Children in particular were a favorite subject. As in most of her portraits, Maier tells their stories succinctly by composing their bodies central to the image and letting the picture’s details uncoil into larger meaning. So we read something of neglect and perhaps self-reliance in the confronting gaze of a grubby-faced little girl wearing a really big watch. We are struck by the shy serenity of a tiny black boy leaning securely against the body of a white woman who is holding his hand before she crosses the street. The intense curiosity of childhood merges with art and observation in the flat nosed face of a child pressed eagerly up against a glass door that frames his small body like a painting in a gallery.
Some of Maier’s images bring to mind Diane Arbus’ photographs of the marginalized and deviant. But there is a keener sense of compassion and inquisitiveness to Maier’s selected subjects that never feels detached or voyeuristic. Her street people have feelings, and because they do, so do we. We feel the ache of the sagging old woman wearing one shoe and one slipper beside the open-air fruit stand. There is pride and fire in the blind glare of a vagrant with hair like a cock’s comb, eating a sandwich on a curb. The unforced humanity of Maier’s subjects is riveting. But so is her sense of humor that allows her to appreciate the self-defining snarl of privilege found in the disdaining gaze of the very fashionably dressed women who catch her taking their picture; as well as the unspoken family dynamics caught in the angular mimicking postures of two children impatiently waiting for their mother, who is having an interminable street corner conversation.
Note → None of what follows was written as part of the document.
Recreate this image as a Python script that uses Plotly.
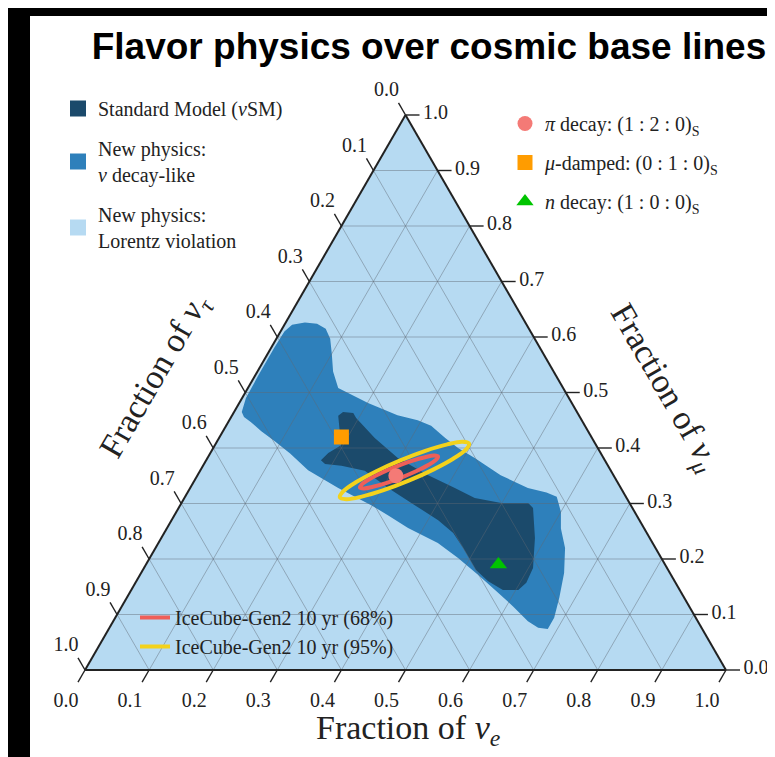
import plotly.graph_objects as go

# ---------------- data ----------------
TICKS = [0.0, 0.1, 0.2, 0.3, 0.4, 0.5, 0.6, 0.7, 0.8, 0.9, 1.0]
TICK_TEXT = ["0.0", "0.1", "0.2", "0.3", "0.4", "0.5", "0.6", "0.7", "0.8", "0.9", "1.0"]

# Lorentz violation: whole triangle (nu_e, nu_mu)
LV_E = [0.0, 1.0, 0.0, 0.0]
LV_MU = [0.0, 0.0, 1.0, 0.0]

# New physics: nu decay-like region outline (nu_e, nu_mu)
ND_E = [0.012, 0.006, 0.005, 0.005, 0.006, 0.012, 0.030, 0.050, 0.068, 0.084, 0.100, 0.118,
        0.141, 0.201, 0.258, 0.294, 0.320, 0.353, 0.382, 0.417, 0.473, 0.527, 0.560, 0.580,
        0.600, 0.615, 0.639, 0.660, 0.675, 0.685, 0.685, 0.669, 0.647, 0.610, 0.575, 0.528,
        0.481, 0.436, 0.376, 0.333, 0.298, 0.231, 0.168, 0.125, 0.090, 0.060, 0.035, 0.020]
ND_MU = [0.465, 0.490, 0.530, 0.580, 0.610, 0.622, 0.626, 0.624, 0.615, 0.597, 0.570, 0.538,
         0.508, 0.481, 0.459, 0.450, 0.440, 0.418, 0.400, 0.382, 0.351, 0.328, 0.320, 0.312,
         0.285, 0.255, 0.220, 0.175, 0.130, 0.094, 0.074, 0.076, 0.088, 0.115, 0.139, 0.171,
         0.202, 0.229, 0.256, 0.279, 0.297, 0.328, 0.360, 0.390, 0.412, 0.430, 0.447, 0.456]

# Standard Model region outline (nu_e, nu_mu)
SM_E = [0.166, 0.170, 0.187, 0.196, 0.243, 0.297, 0.360, 0.413, 0.453, 0.499, 0.541, 0.553,
        0.583, 0.607, 0.610, 0.604, 0.580, 0.549, 0.520, 0.480, 0.451, 0.416, 0.366, 0.309,
        0.257, 0.216, 0.189, 0.179, 0.184, 0.197]
SM_MU = [0.458, 0.465, 0.463, 0.454, 0.418, 0.382, 0.351, 0.328, 0.310, 0.301, 0.301, 0.292,
         0.238, 0.184, 0.157, 0.144, 0.144, 0.160, 0.180, 0.220, 0.247, 0.270, 0.297, 0.328,
         0.359, 0.368, 0.371, 0.378, 0.391, 0.405]

# IceCube-Gen2 contours (nu_e, nu_mu)
C95_E = [0.3345, 0.3038, 0.2756, 0.2539, 0.2419, 0.2418, 0.2534, 0.2748, 0.3030, 0.3335,
         0.3620, 0.3836, 0.3955, 0.3956, 0.3840, 0.3626, 0.3345]
C95_MU = [0.3411, 0.3240, 0.3124, 0.3077, 0.3112, 0.3218, 0.3382, 0.3578, 0.3778, 0.3950,
          0.4065, 0.4112, 0.4077, 0.3971, 0.3807, 0.3611, 0.3411]
C68_E = [0.3200, 0.3013, 0.2841, 0.2713, 0.2644, 0.2648, 0.2721, 0.2855, 0.3030, 0.3216,
         0.3389, 0.3517, 0.3586, 0.3581, 0.3508, 0.3374, 0.3200]
C68_MU = [0.3467, 0.3368, 0.3301, 0.3272, 0.3290, 0.3350, 0.3443, 0.3555, 0.3668, 0.3768,
          0.3834, 0.3863, 0.3845, 0.3786, 0.3692, 0.3580, 0.3467]

# sources (flavor ratios at Earth)
SRC_NAMES = ["<i>π</i> decay: (1 : 2 : 0)<sub>S</sub>",
             "<i>μ</i>-damped: (0 : 1 : 0)<sub>S</sub>",
             "<i>n</i> decay: (1 : 0 : 0)<sub>S</sub>"]
SRC_E = [0.31, 0.19, 0.55]
SRC_MU = [0.35, 0.42, 0.19]
SRC_SYMBOL = ["circle", "square", "triangle-up"]
SRC_COLOR = ["#f47a76", "#ff9c00", "#00c400"]

REGION_NAMES = ["Standard Model (<i>ν</i>SM)", "New physics:<br><i>ν</i> decay-like",
                "New physics:<br>Lorentz violation"]
REGION_COLORS = ["#1b4a6b", "#2e80bb", "#b6daf2"]

SERIF = "Liberation Serif"
INK = "#222222"

# ---------------- geometry (pixels of the 775x757 page) ----------------
FIG_W, FIG_H = 775, 757
TRI_L, TRI_R, TRI_TOP, TRI_BOT = 77.0, 718.0, 107.0, 662.0
TRI_W = TRI_R - TRI_L
TRI_H = TRI_BOT - TRI_TOP


def tau(e, mu):
    return [round(1 - x - y, 4) for x, y in zip(e, mu)]


def to_xy(e, mu):
    """ternary (nu_e, nu_mu) -> overlay cartesian units (triangle width = height = 1)"""
    return e + mu / 2.0, mu


fig = go.Figure()

# regions
for e, mu, col in [(LV_E, LV_MU, REGION_COLORS[2]), (ND_E, ND_MU, REGION_COLORS[1]),
                   (SM_E, SM_MU, REGION_COLORS[0])]:
    fig.add_trace(go.Scatterternary(a=mu, b=tau(e, mu), c=e, mode="lines", fill="toself",
                                    fillcolor=col, line=dict(width=0, color=col),
                                    showlegend=False, hoverinfo="skip"))

# grid lines
ga, gb, gc = [], [], []
for k in TICKS[1:-1]:
    ga += [k, k, None]; gb += [1 - k, 0, None]; gc += [0, 1 - k, None]
    ga += [1 - k, 0, None]; gb += [k, k, None]; gc += [0, 1 - k, None]
    ga += [1 - k, 0, None]; gb += [0, 1 - k, None]; gc += [k, k, None]
fig.add_trace(go.Scatterternary(a=ga, b=gb, c=gc, mode="lines",
                                line=dict(color="rgba(95,105,115,0.45)", width=1),
                                showlegend=False, hoverinfo="skip", connectgaps=False))

# contours
fig.add_trace(go.Scatterternary(a=C95_MU, b=tau(C95_E, C95_MU), c=C95_E, mode="lines",
                                line=dict(color="#f3d21c", width=4, shape="spline"),
                                name="IceCube-Gen2 10 yr (95%)", legend="legend3",
                                legendrank=2, hoverinfo="skip"))
fig.add_trace(go.Scatterternary(a=C68_MU, b=tau(C68_E, C68_MU), c=C68_E, mode="lines",
                                line=dict(color="#ee5f58", width=4, shape="spline"),
                                name="IceCube-Gen2 10 yr (68%)", legend="legend3",
                                legendrank=1, hoverinfo="skip"))

# sources
for i in range(3):
    fig.add_trace(go.Scatterternary(a=[SRC_MU[i]], b=tau([SRC_E[i]], [SRC_MU[i]]), c=[SRC_E[i]],
                                    mode="markers", name=SRC_NAMES[i], legend="legend2",
                                    legendgroup="s%d" % i,
                                    marker=dict(symbol=SRC_SYMBOL[i], size=15,
                                                color=SRC_COLOR[i])))

# legend entries for regions
for i in range(3):
    fig.add_trace(go.Scatterternary(a=[None], b=[None], c=[None], mode="markers",
                                    name=REGION_NAMES[i], legend="legend",
                                    legendgroup="r%d" % i,
                                    marker=dict(symbol="square", size=17,
                                                color=REGION_COLORS[i])))

# ---- ticks and tick labels (counter-clockwise reading), drawn on a hidden overlay axis ----
px_x = 1.0 / TRI_W   # overlay units per pixel
px_y = 1.0 / TRI_H
TICK_LEN = 14
tx, ty = [], []
lx, ly, lt = [], [], []
for v, t in zip(TICKS, TICK_TEXT):
    # bottom axis: nu_e
    x0, y0 = to_xy(v, 0.0)
    tx += [x0, x0 - 0.5 * TICK_LEN * px_x, None]
    ty += [y0, y0 - 0.866 * TICK_LEN * px_y, None]
    lx.append(x0 - 19 * px_x); ly.append(y0 - 32 * px_y); lt.append(t)
    # left axis: nu_tau (nu_e = 0, nu_mu = 1 - v)
    x0, y0 = to_xy(0.0, 1 - v)
    tx += [x0, x0 - 0.5 * TICK_LEN * px_x, None]
    ty += [y0, y0 + 0.866 * TICK_LEN * px_y, None]
    lx.append(x0 - 19 * px_x); ly.append(y0 + 24 * px_y); lt.append(t)
    # right axis: nu_mu (nu_tau = 0)
    x0, y0 = to_xy(1 - v, v)
    tx += [x0, x0 + TICK_LEN * px_x, None]
    ty += [y0, y0, None]
    lx.append(x0 + 30 * px_x); ly.append(y0 + 1 * px_y); lt.append(t)

fig.add_trace(go.Scatter(x=tx, y=ty, mode="lines", line=dict(color=INK, width=1.4),
                         xaxis="x", yaxis="y", showlegend=False, hoverinfo="skip",
                         cliponaxis=False))
fig.add_trace(go.Scatter(x=lx, y=ly, mode="text", text=lt, textposition="middle center",
                         textfont=dict(family=SERIF, size=20, color=INK),
                         xaxis="x", yaxis="y", showlegend=False, hoverinfo="skip",
                         cliponaxis=False))

axis_style = dict(showticklabels=False, ticks="", showgrid=False, showline=True,
                  linecolor=INK, linewidth=2, title=dict(text=""), min=0)
hidden = dict(visible=False, showgrid=False, zeroline=False, fixedrange=True)
title_font = dict(family=SERIF, size=34, color=INK)

fig.update_layout(
    width=FIG_W, height=FIG_H,
    margin=dict(l=0, r=0, t=0, b=0, autoexpand=False),
    paper_bgcolor="black", plot_bgcolor="rgba(0,0,0,0)",
    xaxis=dict(hidden, domain=[0, 1], range=[-TRI_L / TRI_W, (FIG_W - TRI_L) / TRI_W]),
    yaxis=dict(hidden, domain=[0, 1], range=[-(FIG_H - TRI_BOT) / TRI_H, TRI_BOT / TRI_H]),
    ternary=dict(sum=1, bgcolor=REGION_COLORS[2], aaxis=axis_style, baxis=axis_style,
                 caxis=axis_style,
                 domain=dict(x=[TRI_L / FIG_W, TRI_R / FIG_W],
                             y=[1 - TRI_BOT / FIG_H, 1 - TRI_TOP / FIG_H])),
    title=dict(text="<b>Flavor physics over cosmic base lines</b>",
               font=dict(family="Liberation Sans", size=37, color="black"),
               x=421 / FIG_W, xanchor="center", y=1 - 38 / FIG_H, yanchor="middle",
               xref="container", yref="container"),
    shapes=[dict(type="rect", xref="paper", yref="paper", x0=22 / FIG_W, x1=772 / FIG_W,
                 y0=-0.05, y1=1 - 8 / FIG_H, fillcolor="white", line=dict(width=0),
                 layer="below")],
    legend=dict(x=50 / FIG_W, y=1 - 81 / FIG_H, xanchor="left", yanchor="top",
                bgcolor="rgba(0,0,0,0)", font=dict(family=SERIF, size=20, color=INK),
                tracegroupgap=11, traceorder="grouped", itemclick=False),
    legend2=dict(x=497 / FIG_W, y=1 - 96 / FIG_H, xanchor="left", yanchor="top",
                 bgcolor="rgba(0,0,0,0)", font=dict(family=SERIF, size=20, color=INK),
                 tracegroupgap=10, traceorder="grouped", itemclick=False),
    legend3=dict(x=127 / FIG_W, y=1 - 590 / FIG_H, xanchor="left", yanchor="top",
                 bgcolor="rgba(0,0,0,0)", font=dict(family=SERIF, size=20, color=INK),
                 traceorder="normal", itemclick=False),
    annotations=[
        dict(text="Fraction of <i>ν<sub>e</sub></i>", xref="paper", yref="paper",
             x=400 / FIG_W, y=1 - 722 / FIG_H, xanchor="center", yanchor="middle",
             showarrow=False, font=title_font),
        dict(text="Fraction of <i>ν<sub>τ</sub></i>", xref="paper", yref="paper",
             x=148 / FIG_W, y=1 - 368 / FIG_H, xanchor="center", yanchor="middle",
             showarrow=False, textangle=-60, font=title_font),
        dict(text="Fraction of <i>ν<sub>μ</sub></i>", xref="paper", yref="paper",
             x=656 / FIG_W, y=1 - 380 / FIG_H, xanchor="center", yanchor="middle",
             showarrow=False, textangle=60, font=title_font),
    ],
)

fig.write_html("out.html")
There is much in the way Maier use shape and contrast to outline her subjects against the densely fractured surface of the city or an open patch of flat sky that makes them feel emblematic of all humanity. In one image the dark shape of a father walking in a wet winter park with his two children is impregnated with hope by the unexpected reflection of the sun shining past their reflections in a puddle at their feet. In another, we see only the mountainous shape made by the dark rounded backs of two men sitting on a park fence rail as they look towards a bleak winter skyline. There is warmth and a silent reminder about friendship in their solidity and closeness that resonates in that cold space.
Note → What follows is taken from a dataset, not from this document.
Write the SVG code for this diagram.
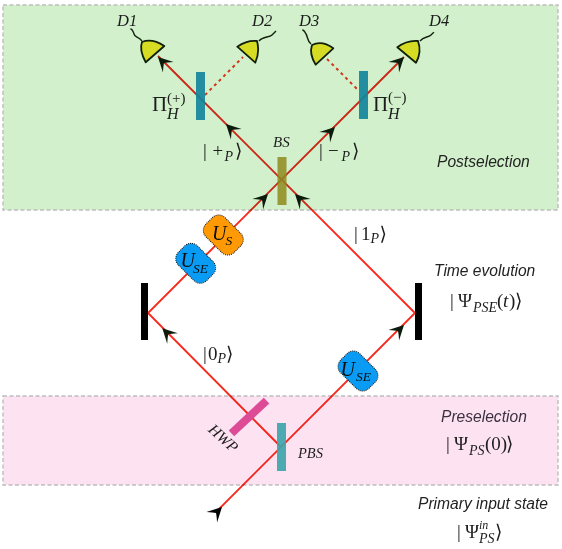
<svg xmlns="http://www.w3.org/2000/svg" xmlns:xlink="http://www.w3.org/1999/xlink" width="562" height="549" viewBox="0 0 562 549">
<style>
text{font-family:"Liberation Serif","DejaVu Serif",serif;fill:#1c1c1c}
.i{font-style:italic}
.s{font-family:"Liberation Sans","DejaVu Sans",sans-serif;font-style:italic;font-size:15.6px;fill:#222}
.m{font-size:19px}
.sub{font-size:14px;font-style:italic}
.beam{fill:none;stroke:#f52a1c;stroke-width:1.9}
.dot{fill:none;stroke:#ff3a20;stroke-width:2;stroke-dasharray:3 3.5}
.region{mix-blend-mode:multiply;stroke:#bdbdbd;stroke-width:1.4;stroke-dasharray:4 2.5}
.mirror{fill:#000}
.det{fill:#d6dc24;stroke:#10200c;stroke-width:1.8;stroke-linejoin:round}
.wire{fill:none;stroke:#10200c;stroke-width:1.4}
.blob{stroke:#111;stroke-width:1;stroke-dasharray:1 1}
.u{font-style:italic;font-size:20px;fill:#0a0a0a}
.us{font-style:italic;font-size:13.5px;fill:#0a0a0a}
.ah{fill:#0c1c0c}
</style>
<defs>
<path id="arr" d="M0 0L-14.5 -7.5Q-10 -2.5 -8.5 0Q-10 2.5 -14.5 7.5Z"/>
</defs>
<g id="connectors">
<path class="beam" d="M216 512L415 313L158 56"/>
<path class="beam" d="M281 447L148 313L404 57"/>
<path class="dot" d="M205 95L243 57"/>
<path class="dot" d="M327 59L359 91"/>
</g>
<rect id="postselection" class="region" x="3" y="5" width="555" height="205" fill="#d2f0cb"/>
<rect id="preselection" class="region" x="3" y="396" width="555" height="89" fill="#fde3f2"/>
<g id="arrowheads" class="ah">
<use xlink:href="#arr" href="#arr" transform="translate(158 57) rotate(225)"/>
<use xlink:href="#arr" href="#arr" transform="translate(226 124) rotate(225)"/>
<use xlink:href="#arr" href="#arr" transform="translate(404 57) rotate(-45)"/>
<use xlink:href="#arr" href="#arr" transform="translate(335 127) rotate(-45)"/>
<use xlink:href="#arr" href="#arr" transform="translate(268 194) rotate(-45)"/>
<use xlink:href="#arr" href="#arr" transform="translate(295 194) rotate(225)"/>
<use xlink:href="#arr" href="#arr" transform="translate(162.3 328.3) rotate(225)"/>
<use xlink:href="#arr" href="#arr" transform="translate(404 325) rotate(-45)"/>
<use xlink:href="#arr" href="#arr" transform="translate(222 507) rotate(-45)" style="fill:#000"/>
</g>
<g id="bs"><rect x="277.5" y="157" width="9" height="48" fill="#8f8a1e" fill-opacity=".85"/><text class="i" x="273" y="147" font-size="15">BS</text></g>
<g id="pol-plus"><rect x="196" y="72" width="9" height="48" fill="#12869c" fill-opacity=".92"/>
<text x="152" y="111" font-size="21">Π</text><text x="167" y="103" font-size="15">(+)</text><text class="i" x="167" y="119" font-size="16">H</text></g>
<g id="pol-minus"><rect x="359" y="71" width="9" height="48" fill="#12869c" fill-opacity=".92"/>
<text x="373" y="111" font-size="21">Π</text><text x="388" y="102" font-size="15">(−)</text><text class="i" x="388" y="119" font-size="16">H</text></g>
<g id="d1"><path class="det" d="M164.3 46L145.7 62.3Q139 50 142 42Q152 38 164.3 46Z"/><path class="wire" d="M142 41C138 36 135 38 134 34C133 31 133 30 130.5 28.7"/><text class="i" x="117" y="26" font-size="16.5">D1</text></g>
<g id="d2"><path class="det" d="M237.3 46.7L255.3 62.7Q260 52 257 41Q247 40 237.3 46.7Z"/><path class="wire" d="M259 41C263 36 269 38 272 35C274 33 275 32 276 31"/><text class="i" x="252" y="26" font-size="16.5">D2</text></g>
<g id="d3"><path class="det" d="M333.3 48.3L315.7 64.7Q309 54 312 45Q322 40 333.3 48.3Z"/><path class="wire" d="M311 44C307 41 308 37 306 34C305 32 304 30 302.3 30"/><text class="i" x="299" y="26" font-size="16.5">D3</text></g>
<g id="d4"><path class="det" d="M397.3 47.3L416 62.7Q422 52 418 41Q407 40 397.3 47.3Z"/><path class="wire" d="M420 41C424 36 428 38 431 35C432 34 433 33 434 32.3"/><text class="i" x="429" y="26" font-size="16.5">D4</text></g>
<g id="mirror-left"><rect class="mirror" x="141" y="283" width="7" height="57"/></g>
<g id="mirror-right"><rect class="mirror" x="415" y="283" width="7" height="57"/></g>
<g id="us"><rect class="blob" x="-20" y="-13.5" width="40" height="27" rx="9" fill="#ff9a05" transform="translate(223.3 235) rotate(45)"/><text class="u" x="212" y="240">U</text><text class="us" x="225.5" y="245">S</text></g>
<g id="use1"><rect class="blob" x="-20" y="-13.5" width="40" height="27" rx="9" fill="#0a9cf5" transform="translate(195.7 263.3) rotate(45)"/><text class="u" x="180.5" y="267">U</text><text class="us" x="193" y="273">SE</text></g>
<g id="use2"><rect class="blob" x="-20" y="-13.5" width="40" height="27" rx="9" fill="#0a9cf5" transform="translate(358 371) rotate(45)"/><text class="u" x="340.5" y="376">U</text><text class="us" x="356" y="381">SE</text></g>
<g id="hwp"><rect x="-24" y="-4" width="48" height="8" fill="#dd4a96" transform="translate(249 417) rotate(-43)"/><text class="i" font-size="15.5" text-anchor="middle" transform="translate(220 442) rotate(42)">HWP</text></g>
<g id="pbs"><rect x="277" y="423" width="9" height="48" fill="#3fa5ab" fill-opacity=".92"/><text class="i" x="298" y="458" font-size="14.5">PBS</text></g>
<g id="labels">
<text class="m"><tspan x="203" y="157">|</tspan><tspan x="212.5" y="157">+</tspan><tspan class="sub" x="224.5" y="161">P</tspan><tspan x="235" y="157">⟩</tspan></text>
<text class="m"><tspan x="319" y="157">|</tspan><tspan x="328" y="157">−</tspan><tspan class="sub" x="341.5" y="161">P</tspan><tspan x="352" y="157">⟩</tspan></text>
<text class="m"><tspan x="354" y="240">|</tspan><tspan x="361" y="240">1</tspan><tspan class="sub" x="370.5" y="243">P</tspan><tspan x="379.5" y="240">⟩</tspan></text>
<text class="m"><tspan x="203" y="360">|</tspan><tspan x="208" y="360">0</tspan><tspan class="sub" x="217.5" y="363">P</tspan><tspan x="226" y="360">⟩</tspan></text>
<text class="m"><tspan x="450" y="307">|</tspan><tspan x="458" y="307">Ψ</tspan><tspan class="sub" x="473" y="312">PSE</tspan><tspan x="497" y="307">(</tspan><tspan class="i" x="503" y="307">t</tspan><tspan x="509" y="307">)</tspan><tspan x="515" y="307">⟩</tspan></text>
<text class="m"><tspan x="446" y="450">|</tspan><tspan x="454" y="450">Ψ</tspan><tspan class="sub" x="469" y="455">PS</tspan><tspan x="485" y="450">(0)</tspan><tspan x="506" y="450">⟩</tspan></text>
<text class="m"><tspan x="457" y="538">|</tspan><tspan x="465" y="538">Ψ</tspan><tspan style="font-size:12px;font-style:italic" x="479" y="529">in</tspan><tspan class="sub" x="479" y="543">PS</tspan><tspan x="495" y="538">⟩</tspan></text>
<text class="s" x="437" y="167">Postselection</text>
<text class="s" x="434" y="276">Time evolution</text>
<text class="s" x="441" y="422" style="fill:#3a3040">Preselection</text>
<text class="s" x="418" y="509">Primary input state</text>
</g>
</svg>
Like Henri Cartier-Bresson, whose work hers often suggests, Maier used her high contrast black and white photos to turn bodies into dense, solid forms of formal beauty. But always her subjects retain their humanity - usually with insight and flashes of dry humor. Bresson once said that, “In photography, the smallest thing can be a great subject. The little human detail can become a leitmotif.” It’s a statement that Maier’s work repeatedly affirms in the utterly unique moments she caught on film, and it underlines the compelling intelligence of her life’s work.